GIVEN REQUEST
Your copy of the material below should match it exactly, except that it holds no pictures.

DATA PROVIDED
--------------------
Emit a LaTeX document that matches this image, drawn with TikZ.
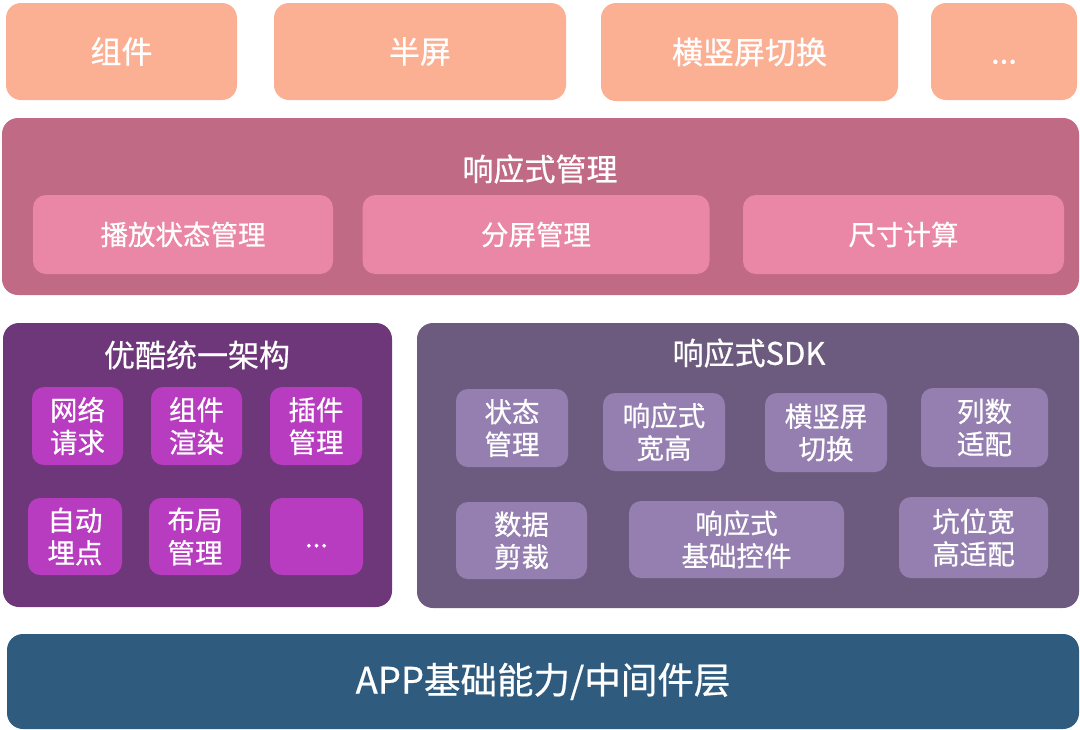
\documentclass[tikz,border=0pt]{standalone}
\usepackage{fontspec}
\setmainfont[FakeBold=0.6]{Noto Sans CJK SC}
\definecolor{topc}{HTML}{FBB094}
\definecolor{bigpink}{HTML}{C06A86}
\definecolor{subpink}{HTML}{EA87A6}
\definecolor{leftpur}{HTML}{6E377A}
\definecolor{magen}{HTML}{B73CBF}
\definecolor{rightpur}{HTML}{6C5B7E}
\definecolor{lav}{HTML}{957FB1}
\definecolor{botblue}{HTML}{2F5B7F}
\newcommand{\mydots}{\vphantom{组}...}
\tikzset{
  box/.style={rectangle, inner sep=0pt, text=white, align=center},
  topbox/.style={box, fill=topc, rounded corners=15pt, font=\fontsize{31}{36}\selectfont},
  bigbox/.style={box, rounded corners=16pt},
  subbox/.style={box, fill=subpink, rounded corners=13pt, font=\fontsize{27.5}{32}\selectfont},
  mbox/.style={box, fill=magen, rounded corners=12pt, font=\fontsize{27.5}{32.5}\selectfont},
  lbox/.style={box, fill=lav, rounded corners=12pt, font=\fontsize{27.5}{32.5}\selectfont},
  title/.style={text=white, inner sep=0pt, font=\fontsize{31}{36}\selectfont},
}
\begin{document}
\begin{tikzpicture}[x=1pt,y=-1pt]
\useasboundingbox (0,0) rectangle (1080,729);
% top row
\node[topbox, minimum width=231pt, minimum height=97pt] (t1) at (121.5,51.5) {组件};
\node[topbox, minimum width=292pt, minimum height=97pt] (t2) at (420,51.5) {半屏};
\node[topbox, minimum width=297pt, minimum height=98pt] (t3) at (749.5,52) {横竖屏切换};
\node[topbox, minimum width=146pt, minimum height=97pt] (t4) at (1004,51.5) {\mydots};
% responsive management
\node[bigbox, fill=bigpink, minimum width=1077pt, minimum height=177pt] (rm) at (540.5,206.5) {};
\node[title] (rmt) at (540,169) {响应式管理};
\node[subbox, minimum width=300pt, minimum height=79pt] (s1) at (183,234.5) {播放状态管理};
\node[subbox, minimum width=347pt, minimum height=79pt] (s2) at (536,234.5) {分屏管理};
\node[subbox, minimum width=321pt, minimum height=79pt] (s3) at (903.5,234.5) {尺寸计算};
% youku
\node[bigbox, fill=leftpur, minimum width=389pt, minimum height=284pt] (yk) at (197.5,465) {};
\node[title] (ykt) at (197,355) {优酷统一架构};
\node[mbox, minimum width=91pt, minimum height=78pt] (m1) at (77.5,426) {网络\\请求};
\node[mbox, minimum width=91pt, minimum height=78pt] (m2) at (196.5,426) {组件\\渲染};
\node[mbox, minimum width=92pt, minimum height=78pt] (m3) at (316,426) {插件\\管理};
\node[mbox, minimum width=94pt, minimum height=77pt] (m4) at (75,536.5) {自动\\埋点};
\node[mbox, minimum width=92pt, minimum height=77pt] (m5) at (195,536.5) {布局\\管理};
\node[mbox, minimum width=93pt, minimum height=77pt] (m6) at (316.5,536.5) {\mydots};
% SDK
\node[bigbox, fill=rightpur, minimum width=662pt, minimum height=285pt] (sdk) at (748,465.5) {};
\node[title] (sdkt) at (749,353) {响应式SDK};
\node[lbox, minimum width=112pt, minimum height=78pt] (l1) at (512,428) {状态\\管理};
\node[lbox, minimum width=122pt, minimum height=78pt] (l2) at (664,432) {响应式\\宽高};
\node[lbox, minimum width=122pt, minimum height=79pt] (l3) at (826,432.5) {横竖屏\\切换};
\node[lbox, minimum width=127pt, minimum height=79pt] (l4) at (984.5,427.5) {列数\\适配};
\node[lbox, minimum width=131pt, minimum height=77pt] (l5) at (521.5,540.5) {数据\\剪裁};
\node[lbox, minimum width=215pt, minimum height=77pt] (l6) at (736.5,539.5) {响应式\\基础控件};
\node[lbox, minimum width=149pt, minimum height=81pt] (l7) at (973.5,537.5) {坑位宽\\高适配};
% bottom
\node[bigbox, fill=botblue, minimum width=1072pt, minimum height=95pt, font=\fontsize{36.5}{40}\selectfont] (app) at (543,681.5) {APP基础能力/中间件层};
\end{tikzpicture}
\end{document}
--------------------
WRITTEN REPLY
Emit a LaTeX document that matches this image, drawn with TikZ.
\documentclass[tikz,border=0pt]{standalone}
\usepackage{fontspec}
\setmainfont[FakeBold=0.6]{Noto Sans CJK SC}
\definecolor{topc}{HTML}{FBB094}
\definecolor{bigpink}{HTML}{C06A86}
\definecolor{subpink}{HTML}{EA87A6}
\definecolor{leftpur}{HTML}{6E377A}
\definecolor{magen}{HTML}{B73CBF}
\definecolor{rightpur}{HTML}{6C5B7E}
\definecolor{lav}{HTML}{957FB1}
\definecolor{botblue}{HTML}{2F5B7F}
\newcommand{\mydots}{\vphantom{组}...}
\tikzset{
  box/.style={rectangle, inner sep=0pt, text=white, align=center},
  topbox/.style={box, fill=topc, rounded corners=15pt, font=\fontsize{31}{36}\selectfont},
  bigbox/.style={box, rounded corners=16pt},
  subbox/.style={box, fill=subpink, rounded corners=13pt, font=\fontsize{27.5}{32}\selectfont},
  mbox/.style={box, fill=magen, rounded corners=12pt, font=\fontsize{27.5}{32.5}\selectfont},
  lbox/.style={box, fill=lav, rounded corners=12pt, font=\fontsize{27.5}{32.5}\selectfont},
  title/.style={text=white, inner sep=0pt, font=\fontsize{31}{36}\selectfont},
}
\begin{document}
\begin{tikzpicture}[x=1pt,y=-1pt]
\useasboundingbox (0,0) rectangle (1080,729);
% top row
\node[topbox, minimum width=231pt, minimum height=97pt] (t1) at (121.5,51.5) {组件};
\node[topbox, minimum width=292pt, minimum height=97pt] (t2) at (420,51.5) {半屏};
\node[topbox, minimum width=297pt, minimum height=98pt] (t3) at (749.5,52) {横竖屏切换};
\node[topbox, minimum width=146pt, minimum height=97pt] (t4) at (1004,51.5) {\mydots};
% responsive management
\node[bigbox, fill=bigpink, minimum width=1077pt, minimum height=177pt] (rm) at (540.5,206.5) {};
\node[title] (rmt) at (540,169) {响应式管理};
\node[subbox, minimum width=300pt, minimum height=79pt] (s1) at (183,234.5) {播放状态管理};
\node[subbox, minimum width=347pt, minimum height=79pt] (s2) at (536,234.5) {分屏管理};
\node[subbox, minimum width=321pt, minimum height=79pt] (s3) at (903.5,234.5) {尺寸计算};
% youku
\node[bigbox, fill=leftpur, minimum width=389pt, minimum height=284pt] (yk) at (197.5,465) {};
\node[title] (ykt) at (197,355) {优酷统一架构};
\node[mbox, minimum width=91pt, minimum height=78pt] (m1) at (77.5,426) {网络\\请求};
\node[mbox, minimum width=91pt, minimum height=78pt] (m2) at (196.5,426) {组件\\渲染};
\node[mbox, minimum width=92pt, minimum height=78pt] (m3) at (316,426) {插件\\管理};
\node[mbox, minimum width=94pt, minimum height=77pt] (m4) at (75,536.5) {自动\\埋点};
\node[mbox, minimum width=92pt, minimum height=77pt] (m5) at (195,536.5) {布局\\管理};
\node[mbox, minimum width=93pt, minimum height=77pt] (m6) at (316.5,536.5) {\mydots};
% SDK
\node[bigbox, fill=rightpur, minimum width=662pt, minimum height=285pt] (sdk) at (748,465.5) {};
\node[title] (sdkt) at (749,353) {响应式SDK};
\node[lbox, minimum width=112pt, minimum height=78pt] (l1) at (512,428) {状态\\管理};
\node[lbox, minimum width=122pt, minimum height=78pt] (l2) at (664,432) {响应式\\宽高};
\node[lbox, minimum width=122pt, minimum height=79pt] (l3) at (826,432.5) {横竖屏\\切换};
\node[lbox, minimum width=127pt, minimum height=79pt] (l4) at (984.5,427.5) {列数\\适配};
\node[lbox, minimum width=131pt, minimum height=77pt] (l5) at (521.5,540.5) {数据\\剪裁};
\node[lbox, minimum width=215pt, minimum height=77pt] (l6) at (736.5,539.5) {响应式\\基础控件};
\node[lbox, minimum width=149pt, minimum height=81pt] (l7) at (973.5,537.5) {坑位宽\\高适配};
% bottom
\node[bigbox, fill=botblue, minimum width=1072pt, minimum height=95pt, font=\fontsize{36.5}{40}\selectfont] (app) at (543,681.5) {APP基础能力/中间件层};
\end{tikzpicture}
\end{document}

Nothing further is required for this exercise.